Exercise: Everything in the listing except the pictures should be written out exactly.

Data lines:
※ ※ ※

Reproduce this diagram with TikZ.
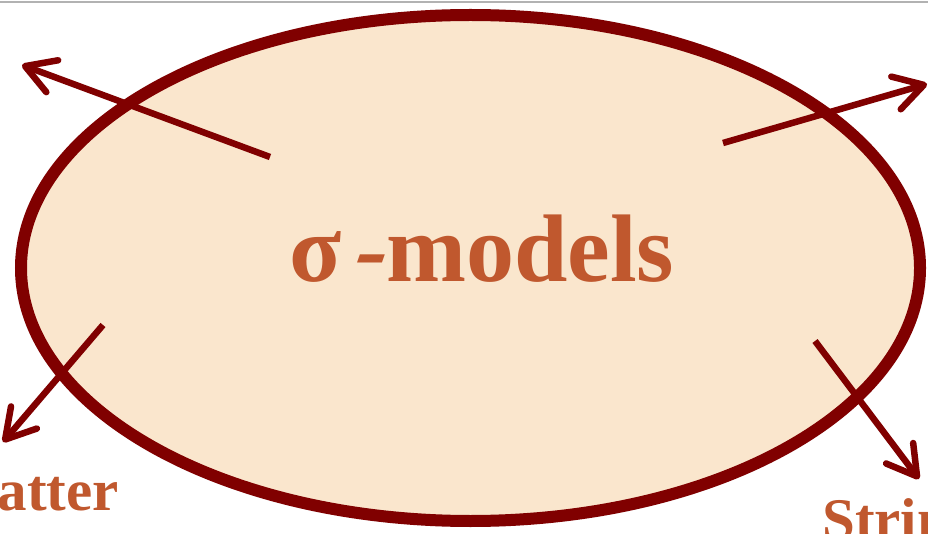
\documentclass[tikz,border=0pt]{standalone}
\usepackage{fontspec}
\setmainfont{Liberation Serif}
\newfontface\slantbold[FakeSlant=0.35]{Liberation Serif Bold}
\usetikzlibrary{arrows.meta,shapes.geometric}
\definecolor{dred}{HTML}{800000}
\definecolor{peach}{HTML}{FAE6CD}
\definecolor{rust}{HTML}{C0582E}
\tikzset{
  arr/.style={draw=dred, line width=6.5pt, -{Straight Barb[length=29pt, width=34pt, round]}},
  lbl/.style={text=rust, font=\bfseries\fontsize{59}{60}\selectfont, inner sep=0pt},
}
\begin{document}
\begin{tikzpicture}[x=1pt,y=-1pt]
\useasboundingbox (0,0) rectangle (928,534);
\clip (0,0) rectangle (928,534);
\fill[white] (0,0) rectangle (928,534);
\draw[gray!60, line width=2pt] (0,2) -- (928,2);
\node (ell) [ellipse, draw=dred, fill=peach, line width=12pt, minimum width=899pt, minimum height=506pt, inner sep=0pt] at (470.5,268) {};
\node (title) [text=rust, font=\bfseries\fontsize{96}{98}\selectfont, inner sep=0pt, anchor=base] at (482,282) {σ\hspace{5pt}{\slantbold -}\hspace{7pt}models};
\coordinate (s1) at (270,157); \coordinate (e1) at (22,65);
\coordinate (s2) at (723,143); \coordinate (e2) at (927,84);
\coordinate (s3) at (103,325); \coordinate (e3) at (3,442);
\coordinate (s4) at (815,341); \coordinate (e4) at (919,479);
\draw[arr] (s1) -- (e1);
\draw[arr] (s2) -- (e2);
\draw[arr] (s3) -- (e3);
\draw[arr] (s4) -- (e4);
\node (matter) [lbl, anchor=base east] at (119,510) {Matter};
\node (string) [lbl, anchor=base west] at (822,539) {String};
\end{tikzpicture}
\end{document}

※ ※ ※

Solution for this exercise:
Reproduce this diagram with TikZ.
\documentclass[tikz,border=0pt]{standalone}
\usepackage{fontspec}
\setmainfont{Liberation Serif}
\newfontface\slantbold[FakeSlant=0.35]{Liberation Serif Bold}
\usetikzlibrary{arrows.meta,shapes.geometric}
\definecolor{dred}{HTML}{800000}
\definecolor{peach}{HTML}{FAE6CD}
\definecolor{rust}{HTML}{C0582E}
\tikzset{
  arr/.style={draw=dred, line width=6.5pt, -{Straight Barb[length=29pt, width=34pt, round]}},
  lbl/.style={text=rust, font=\bfseries\fontsize{59}{60}\selectfont, inner sep=0pt},
}
\begin{document}
\begin{tikzpicture}[x=1pt,y=-1pt]
\useasboundingbox (0,0) rectangle (928,534);
\clip (0,0) rectangle (928,534);
\fill[white] (0,0) rectangle (928,534);
\draw[gray!60, line width=2pt] (0,2) -- (928,2);
\node (ell) [ellipse, draw=dred, fill=peach, line width=12pt, minimum width=899pt, minimum height=506pt, inner sep=0pt] at (470.5,268) {};
\node (title) [text=rust, font=\bfseries\fontsize{96}{98}\selectfont, inner sep=0pt, anchor=base] at (482,282) {σ\hspace{5pt}{\slantbold -}\hspace{7pt}models};
\coordinate (s1) at (270,157); \coordinate (e1) at (22,65);
\coordinate (s2) at (723,143); \coordinate (e2) at (927,84);
\coordinate (s3) at (103,325); \coordinate (e3) at (3,442);
\coordinate (s4) at (815,341); \coordinate (e4) at (919,479);
\draw[arr] (s1) -- (e1);
\draw[arr] (s2) -- (e2);
\draw[arr] (s3) -- (e3);
\draw[arr] (s4) -- (e4);
\node (matter) [lbl, anchor=base east] at (119,510) {Matter};
\node (string) [lbl, anchor=base west] at (822,539) {String};
\end{tikzpicture}
\end{document}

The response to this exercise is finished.